**INFORMATION SHOWN**

-- Start --

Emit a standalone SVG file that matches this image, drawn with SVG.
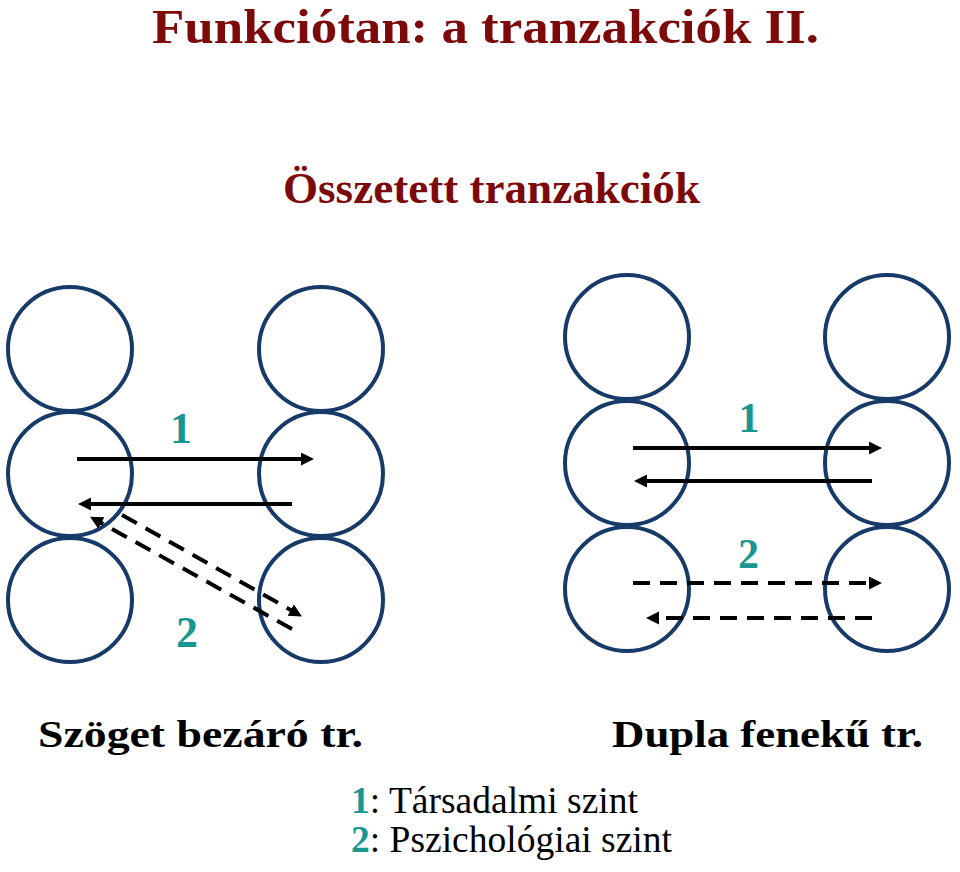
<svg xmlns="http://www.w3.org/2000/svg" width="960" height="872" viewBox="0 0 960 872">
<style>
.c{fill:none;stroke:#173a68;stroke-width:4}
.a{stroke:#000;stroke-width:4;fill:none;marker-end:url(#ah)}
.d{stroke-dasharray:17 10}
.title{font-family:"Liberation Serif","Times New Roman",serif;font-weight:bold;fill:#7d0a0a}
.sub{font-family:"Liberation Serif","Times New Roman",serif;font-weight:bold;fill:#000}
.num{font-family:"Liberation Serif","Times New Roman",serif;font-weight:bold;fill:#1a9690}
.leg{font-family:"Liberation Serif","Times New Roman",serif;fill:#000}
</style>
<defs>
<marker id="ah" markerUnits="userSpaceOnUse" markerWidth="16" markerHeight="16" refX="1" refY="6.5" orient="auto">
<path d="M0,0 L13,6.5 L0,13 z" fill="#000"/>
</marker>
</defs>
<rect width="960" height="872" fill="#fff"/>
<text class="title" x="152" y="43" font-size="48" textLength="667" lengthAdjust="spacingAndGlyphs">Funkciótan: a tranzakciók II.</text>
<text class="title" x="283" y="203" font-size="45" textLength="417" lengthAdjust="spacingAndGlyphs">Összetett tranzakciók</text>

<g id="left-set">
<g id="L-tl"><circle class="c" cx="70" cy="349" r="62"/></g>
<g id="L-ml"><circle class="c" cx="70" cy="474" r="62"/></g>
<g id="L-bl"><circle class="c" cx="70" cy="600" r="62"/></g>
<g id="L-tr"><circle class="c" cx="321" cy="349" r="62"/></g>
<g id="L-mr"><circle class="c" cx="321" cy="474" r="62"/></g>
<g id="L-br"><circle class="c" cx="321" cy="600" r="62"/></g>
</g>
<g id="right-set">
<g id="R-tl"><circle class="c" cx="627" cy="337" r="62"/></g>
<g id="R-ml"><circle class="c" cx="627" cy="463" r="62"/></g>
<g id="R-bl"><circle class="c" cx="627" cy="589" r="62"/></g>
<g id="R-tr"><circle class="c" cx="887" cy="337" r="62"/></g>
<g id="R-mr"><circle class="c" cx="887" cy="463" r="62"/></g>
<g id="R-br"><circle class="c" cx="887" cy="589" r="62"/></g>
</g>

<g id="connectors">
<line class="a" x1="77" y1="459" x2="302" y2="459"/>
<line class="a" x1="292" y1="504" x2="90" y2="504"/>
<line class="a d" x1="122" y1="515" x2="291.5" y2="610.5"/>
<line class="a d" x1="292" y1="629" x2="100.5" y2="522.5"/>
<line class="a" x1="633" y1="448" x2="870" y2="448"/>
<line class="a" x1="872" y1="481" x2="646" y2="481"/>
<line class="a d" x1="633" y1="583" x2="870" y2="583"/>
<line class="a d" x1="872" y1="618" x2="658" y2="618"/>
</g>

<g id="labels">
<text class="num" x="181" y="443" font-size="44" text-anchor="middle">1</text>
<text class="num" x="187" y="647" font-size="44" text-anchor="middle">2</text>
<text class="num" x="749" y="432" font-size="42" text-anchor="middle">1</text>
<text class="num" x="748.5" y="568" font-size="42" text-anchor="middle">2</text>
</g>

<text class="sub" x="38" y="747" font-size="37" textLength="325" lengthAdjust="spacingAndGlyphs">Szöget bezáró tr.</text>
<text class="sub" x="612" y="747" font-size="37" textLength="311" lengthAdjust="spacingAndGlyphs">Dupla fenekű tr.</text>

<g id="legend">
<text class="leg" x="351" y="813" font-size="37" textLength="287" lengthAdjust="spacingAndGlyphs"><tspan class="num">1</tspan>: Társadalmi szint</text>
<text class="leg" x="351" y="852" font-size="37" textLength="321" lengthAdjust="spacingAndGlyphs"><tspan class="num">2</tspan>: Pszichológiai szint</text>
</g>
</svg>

-- End --

**OBJECTIVE**
Return the whole listing, word for word, and leave out every picture.

**ANSWER TO THE TASK**
Emit a standalone SVG file that matches this image, drawn with SVG.
<svg xmlns="http://www.w3.org/2000/svg" width="960" height="872" viewBox="0 0 960 872">
<style>
.c{fill:none;stroke:#173a68;stroke-width:4}
.a{stroke:#000;stroke-width:4;fill:none;marker-end:url(#ah)}
.d{stroke-dasharray:17 10}
.title{font-family:"Liberation Serif","Times New Roman",serif;font-weight:bold;fill:#7d0a0a}
.sub{font-family:"Liberation Serif","Times New Roman",serif;font-weight:bold;fill:#000}
.num{font-family:"Liberation Serif","Times New Roman",serif;font-weight:bold;fill:#1a9690}
.leg{font-family:"Liberation Serif","Times New Roman",serif;fill:#000}
</style>
<defs>
<marker id="ah" markerUnits="userSpaceOnUse" markerWidth="16" markerHeight="16" refX="1" refY="6.5" orient="auto">
<path d="M0,0 L13,6.5 L0,13 z" fill="#000"/>
</marker>
</defs>
<rect width="960" height="872" fill="#fff"/>
<text class="title" x="152" y="43" font-size="48" textLength="667" lengthAdjust="spacingAndGlyphs">Funkciótan: a tranzakciók II.</text>
<text class="title" x="283" y="203" font-size="45" textLength="417" lengthAdjust="spacingAndGlyphs">Összetett tranzakciók</text>

<g id="left-set">
<g id="L-tl"><circle class="c" cx="70" cy="349" r="62"/></g>
<g id="L-ml"><circle class="c" cx="70" cy="474" r="62"/></g>
<g id="L-bl"><circle class="c" cx="70" cy="600" r="62"/></g>
<g id="L-tr"><circle class="c" cx="321" cy="349" r="62"/></g>
<g id="L-mr"><circle class="c" cx="321" cy="474" r="62"/></g>
<g id="L-br"><circle class="c" cx="321" cy="600" r="62"/></g>
</g>
<g id="right-set">
<g id="R-tl"><circle class="c" cx="627" cy="337" r="62"/></g>
<g id="R-ml"><circle class="c" cx="627" cy="463" r="62"/></g>
<g id="R-bl"><circle class="c" cx="627" cy="589" r="62"/></g>
<g id="R-tr"><circle class="c" cx="887" cy="337" r="62"/></g>
<g id="R-mr"><circle class="c" cx="887" cy="463" r="62"/></g>
<g id="R-br"><circle class="c" cx="887" cy="589" r="62"/></g>
</g>

<g id="connectors">
<line class="a" x1="77" y1="459" x2="302" y2="459"/>
<line class="a" x1="292" y1="504" x2="90" y2="504"/>
<line class="a d" x1="122" y1="515" x2="291.5" y2="610.5"/>
<line class="a d" x1="292" y1="629" x2="100.5" y2="522.5"/>
<line class="a" x1="633" y1="448" x2="870" y2="448"/>
<line class="a" x1="872" y1="481" x2="646" y2="481"/>
<line class="a d" x1="633" y1="583" x2="870" y2="583"/>
<line class="a d" x1="872" y1="618" x2="658" y2="618"/>
</g>

<g id="labels">
<text class="num" x="181" y="443" font-size="44" text-anchor="middle">1</text>
<text class="num" x="187" y="647" font-size="44" text-anchor="middle">2</text>
<text class="num" x="749" y="432" font-size="42" text-anchor="middle">1</text>
<text class="num" x="748.5" y="568" font-size="42" text-anchor="middle">2</text>
</g>

<text class="sub" x="38" y="747" font-size="37" textLength="325" lengthAdjust="spacingAndGlyphs">Szöget bezáró tr.</text>
<text class="sub" x="612" y="747" font-size="37" textLength="311" lengthAdjust="spacingAndGlyphs">Dupla fenekű tr.</text>

<g id="legend">
<text class="leg" x="351" y="813" font-size="37" textLength="287" lengthAdjust="spacingAndGlyphs"><tspan class="num">1</tspan>: Társadalmi szint</text>
<text class="leg" x="351" y="852" font-size="37" textLength="321" lengthAdjust="spacingAndGlyphs"><tspan class="num">2</tspan>: Pszichológiai szint</text>
</g>
</svg>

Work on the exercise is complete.